I had been sitting in Milton, reading Paradise Lost, specifically looking at a section where Milton is describing two different conceptions of the universe.  I think I'd gone to the library to look up an article on the section for an assignment and had thrown a minor fit. 

It wasn't right.  It simply wasn't right.  The academic in question simply had no idea what they were talking about.  The more I got into my research, the more I realized just how much literacy scholars often have no idea what they are talking about when it came to science.  Calling Milton's conception of the universe Ptolemaic was entirely oversimplistic. But would it make a good seminar paper?

In the back of my mind, I heard a deep voice with a Minnesota accent say "Why not?"

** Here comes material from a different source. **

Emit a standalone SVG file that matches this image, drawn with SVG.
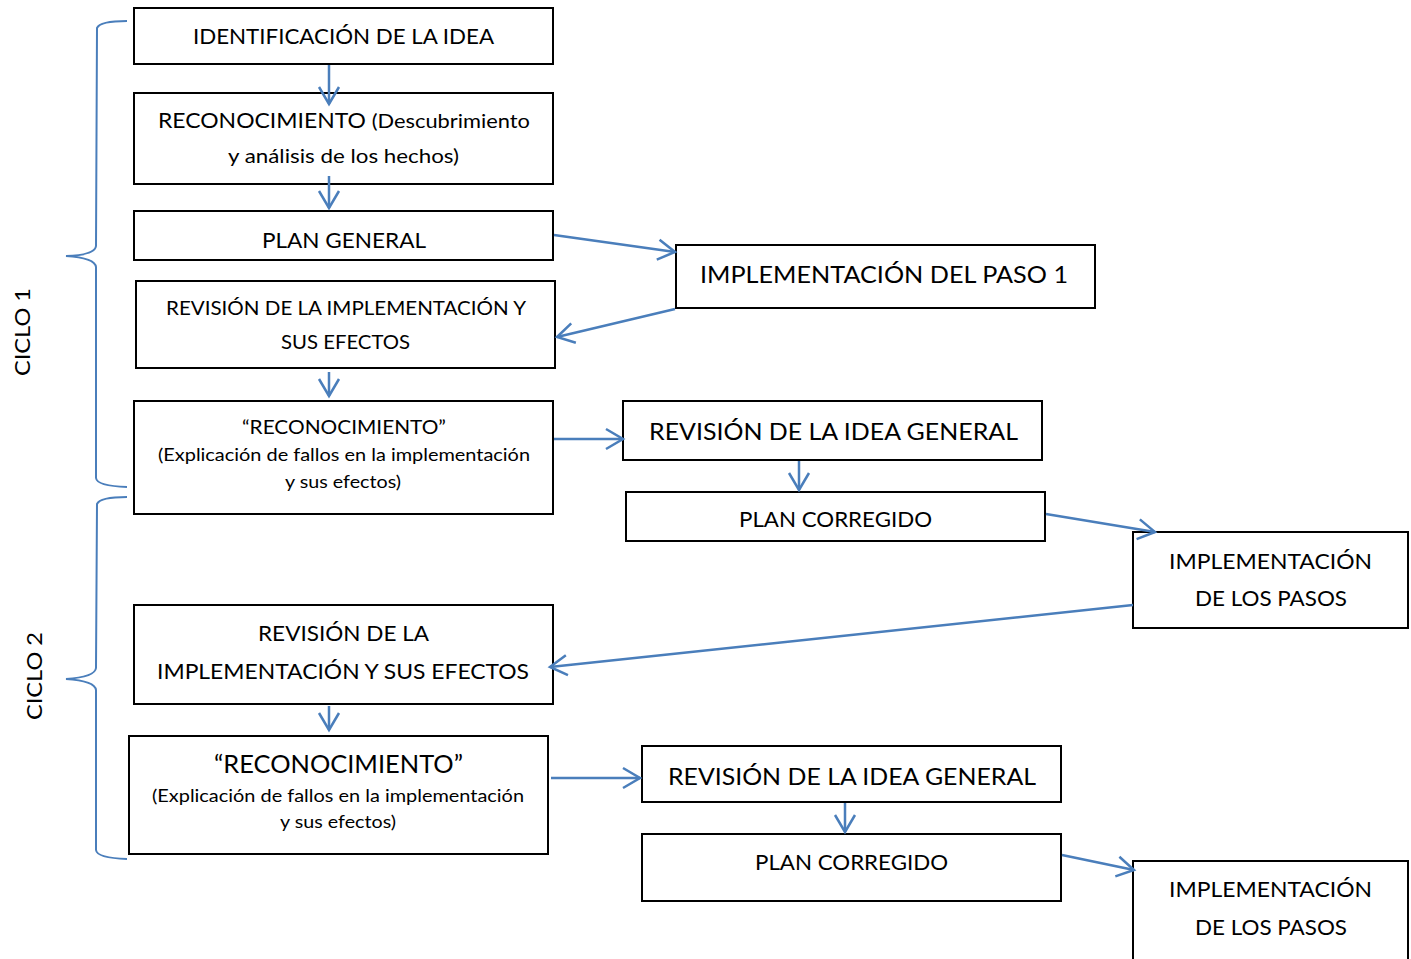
<svg xmlns="http://www.w3.org/2000/svg" width="1411" height="959" viewBox="0 0 1411 959">
<style>
.box{fill:#fff;stroke:#000;stroke-width:2}
.t{font-family:Lato,"Open Sans","Liberation Sans",sans-serif;fill:#000;text-anchor:middle}
.c{fill:none;stroke:#4a7ebb;stroke-width:2.5}
.br{fill:none;stroke:#4a7ebb;stroke-width:2}
</style>
<defs>
<marker id="ah" markerUnits="userSpaceOnUse" markerWidth="40" markerHeight="40" viewBox="-20 -20 40 40" refX="0" refY="0" orient="auto" overflow="visible">
<path d="M-17,-10 L0,0 L-17,10" fill="none" stroke="#4a7ebb" stroke-width="2.5"/>
</marker>
</defs>
<rect width="1411" height="959" fill="#fff"/>

<g id="braces">
<path class="br" d="M127,21 Q100,21 97,28 L96,246 Q95,255 66,256 Q95,258 96,267 L96,478 Q97,486 127,487"/>
<path class="br" d="M127,497 Q100,497 97,504 L96,668 Q95,677 66,679 Q95,681 96,690 L96,850 Q97,858 127,859"/>
<text class="t" font-size="22" transform="translate(30,332) rotate(-90)" textLength="88" lengthAdjust="spacingAndGlyphs">CICLO 1</text>
<text class="t" font-size="22" transform="translate(42,676) rotate(-90)" textLength="88" lengthAdjust="spacingAndGlyphs">CICLO 2</text>
</g>

<g id="n1"><rect class="box" x="134" y="8" width="419" height="56"/>
<text class="t" x="343.5" y="44" font-size="21" textLength="301" lengthAdjust="spacingAndGlyphs">IDENTIFICACIÓN DE LA IDEA</text></g>

<g id="n2"><rect class="box" x="134" y="93" width="419" height="91"/>
<text class="t" x="344" y="128" font-size="21" textLength="372" lengthAdjust="spacingAndGlyphs">RECONOCIMIENTO <tspan font-size="20">(Descubrimiento</tspan></text>
<text class="t" x="343.5" y="163" font-size="20" textLength="231" lengthAdjust="spacingAndGlyphs">y análisis de los hechos)</text></g>

<g id="n3"><rect class="box" x="134" y="211" width="419" height="49"/>
<text class="t" x="344" y="248" font-size="21" textLength="164" lengthAdjust="spacingAndGlyphs">PLAN GENERAL</text></g>

<g id="n4"><rect class="box" x="136" y="281" width="419" height="87"/>
<text class="t" x="346" y="315" font-size="19" textLength="360" lengthAdjust="spacingAndGlyphs">REVISIÓN DE LA IMPLEMENTACIÓN Y</text>
<text class="t" x="345.5" y="349" font-size="19" textLength="129" lengthAdjust="spacingAndGlyphs">SUS EFECTOS</text></g>

<g id="n5"><rect class="box" x="134" y="401" width="419" height="113"/>
<text class="t" x="344" y="434" font-size="19" textLength="204" lengthAdjust="spacingAndGlyphs">“RECONOCIMIENTO”</text>
<text class="t" x="344" y="461" font-size="18" textLength="372" lengthAdjust="spacingAndGlyphs">(Explicación de fallos en la implementación</text>
<text class="t" x="343" y="488" font-size="18" textLength="116" lengthAdjust="spacingAndGlyphs">y sus efectos)</text></g>

<g id="n6"><rect class="box" x="676" y="245" width="419" height="63"/>
<text class="t" x="884" y="283" font-size="23" textLength="368" lengthAdjust="spacingAndGlyphs">IMPLEMENTACIÓN DEL PASO 1</text></g>

<g id="n7"><rect class="box" x="623" y="401" width="419" height="59"/>
<text class="t" x="833.5" y="440" font-size="23" textLength="369" lengthAdjust="spacingAndGlyphs">REVISIÓN DE LA IDEA GENERAL</text></g>

<g id="n8"><rect class="box" x="626" y="492" width="419" height="49"/>
<text class="t" x="835.5" y="527" font-size="21" textLength="193" lengthAdjust="spacingAndGlyphs">PLAN CORREGIDO</text></g>

<g id="n9"><rect class="box" x="1133" y="532" width="275" height="96"/>
<text class="t" x="1270.5" y="569" font-size="21" textLength="203" lengthAdjust="spacingAndGlyphs">IMPLEMENTACIÓN</text>
<text class="t" x="1271" y="606" font-size="21" textLength="152" lengthAdjust="spacingAndGlyphs">DE LOS PASOS</text></g>

<g id="n10"><rect class="box" x="134" y="605" width="419" height="99"/>
<text class="t" x="343.5" y="641" font-size="21" textLength="171" lengthAdjust="spacingAndGlyphs">REVISIÓN DE LA</text>
<text class="t" x="343" y="679" font-size="21" textLength="372" lengthAdjust="spacingAndGlyphs">IMPLEMENTACIÓN Y SUS EFECTOS</text></g>

<g id="n11"><rect class="box" x="129" y="736" width="419" height="118"/>
<text class="t" x="338.5" y="773" font-size="25" textLength="249" lengthAdjust="spacingAndGlyphs">“RECONOCIMIENTO”</text>
<text class="t" x="338" y="802" font-size="18" textLength="372" lengthAdjust="spacingAndGlyphs">(Explicación de fallos en la implementación</text>
<text class="t" x="338" y="828" font-size="18" textLength="116" lengthAdjust="spacingAndGlyphs">y sus efectos)</text></g>

<g id="n12"><rect class="box" x="642" y="746" width="419" height="56"/>
<text class="t" x="852" y="785" font-size="23" textLength="368" lengthAdjust="spacingAndGlyphs">REVISIÓN DE LA IDEA GENERAL</text></g>

<g id="n13"><rect class="box" x="642" y="834" width="419" height="67"/>
<text class="t" x="851.5" y="870" font-size="21" textLength="193" lengthAdjust="spacingAndGlyphs">PLAN CORREGIDO</text></g>

<g id="n14"><rect class="box" x="1133" y="861" width="275" height="110"/>
<text class="t" x="1270.5" y="897" font-size="21" textLength="203" lengthAdjust="spacingAndGlyphs">IMPLEMENTACIÓN</text>
<text class="t" x="1271" y="935" font-size="21" textLength="152" lengthAdjust="spacingAndGlyphs">DE LOS PASOS</text></g>

<g id="connectors">
<line class="c" x1="329" y1="65" x2="329" y2="104" marker-end="url(#ah)"/>
<line class="c" x1="329" y1="176" x2="329" y2="208" marker-end="url(#ah)"/>
<line class="c" x1="554" y1="235" x2="675" y2="252" marker-end="url(#ah)"/>
<line class="c" x1="675" y1="309" x2="557" y2="337" marker-end="url(#ah)"/>
<line class="c" x1="329" y1="372" x2="329" y2="396" marker-end="url(#ah)"/>
<line class="c" x1="554" y1="439" x2="623" y2="439" marker-end="url(#ah)"/>
<line class="c" x1="799" y1="461" x2="799" y2="490" marker-end="url(#ah)"/>
<line class="c" x1="1046" y1="514" x2="1155" y2="532" marker-end="url(#ah)"/>
<line class="c" x1="1133" y1="605" x2="550" y2="667" marker-end="url(#ah)"/>
<line class="c" x1="329" y1="706" x2="329" y2="730" marker-end="url(#ah)"/>
<line class="c" x1="551" y1="778" x2="640" y2="778" marker-end="url(#ah)"/>
<line class="c" x1="845" y1="803" x2="845" y2="832" marker-end="url(#ah)"/>
<line class="c" x1="1062" y1="855" x2="1134" y2="870" marker-end="url(#ah)"/>
</g>
</svg>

And so, not indirectly, Dr. MacLaren became at least partially responsible for my direction in academia.  If one can be a historian of science, then why can't one be a literarian of science?

(This is where, I think, he would probably apologize.  I should also apologize for coining the word 'literarian.')

My dissertation now traces Tennyson's anxieties about art in relation to scientific anxieties emerging in Victorian culture which Tennyson also wrote about in his poetry.  My youngest brother has to occasionally report back to Dr. MacLaren on what I'm doing.  Dr. MacLaren posts book titles that I need to read on my Facebook.  I want to get my doctorate and take a picture of my diploma and send it to him, because I want him to laugh and be proud of me, remembering that skinny, gangly teenager who asked him what "defenestration" meant and then looked at him with wide-eyes when he suggested practicing it on her.

This is Dr. MacLaren's last semester.  He's retiring after finals, and I can't say that I blame him.  There have been a lot of changes at my alma mater, and not all of them have been good.  I'm very grateful that my youngest brother was able to experience Civ with Dr. MacLaren like the rest of us were. 

There are teachers you remember.  Then there are teachers who change your life. Bruce MacLaren is one of the latter.